Development Practitioners

Routledge Handbook of Development Ethics

Edited by Jay Drydyk and Lori Keleher

Routledge Press, 2018

Chapter 30

Development practitioners: Absent in the deliberative discourse on development ethics

by Chloe Schwenke


“Ancient barbarians were characterized by the triumph of might over right. Today’s false development, which assigns supremacy to mere economic might, would lead to a new form of barbarism, which is all the more dangerous because it hides behind the mask of progress and civilization. Today’s world is at a crossroads: either it will leave behind the ancient impasse bred of privilege and of limited solidarities, or it will get bogged down in new patterns of violent servitudes.
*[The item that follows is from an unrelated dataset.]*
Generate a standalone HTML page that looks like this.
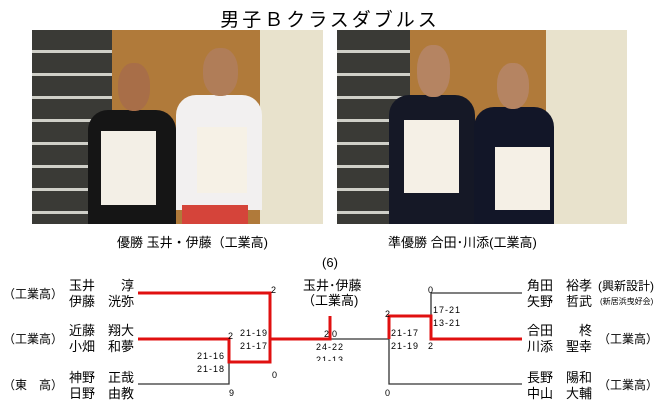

If the world is to succeed in its development efforts, it needs to discover, to promote, and to propose an ethics which takes full account of the requirement for authentic development.”

Denis Goulet, 2006


This chapter places development practitioners within the context of deep moral and ethical conflicts that are inherent in the practice of development, and considers how this community might be better engaged in a broader and deeper conversation to make international development efforts not only more effective and efficient, but also more morally defensible and desirable. Within this community of development and humanitarian relief practitioners, development ethics remains more notable by its absence from any vibrant discourse. There are many reasons for this silence, ranging from policy norms that eschew the discussion of “soft” subjects to a pervasive lack of practice in using a moral vocabulary. Leading development institutions have neither regular staffing positions nor project assignments for development ethicists, and normative concerns seldom are made explicit in the gritty implementation of development policies and programming. Even those development institutions which take pride in their “mission-driven” staff fail to actually deliberate the significance of their mission. Sadly, the meaning of “ethics” is also frequently misunderstood, in many minds being narrowly equated only to regulatory codes and legal mechanisms around transparency and the constraint of corruption.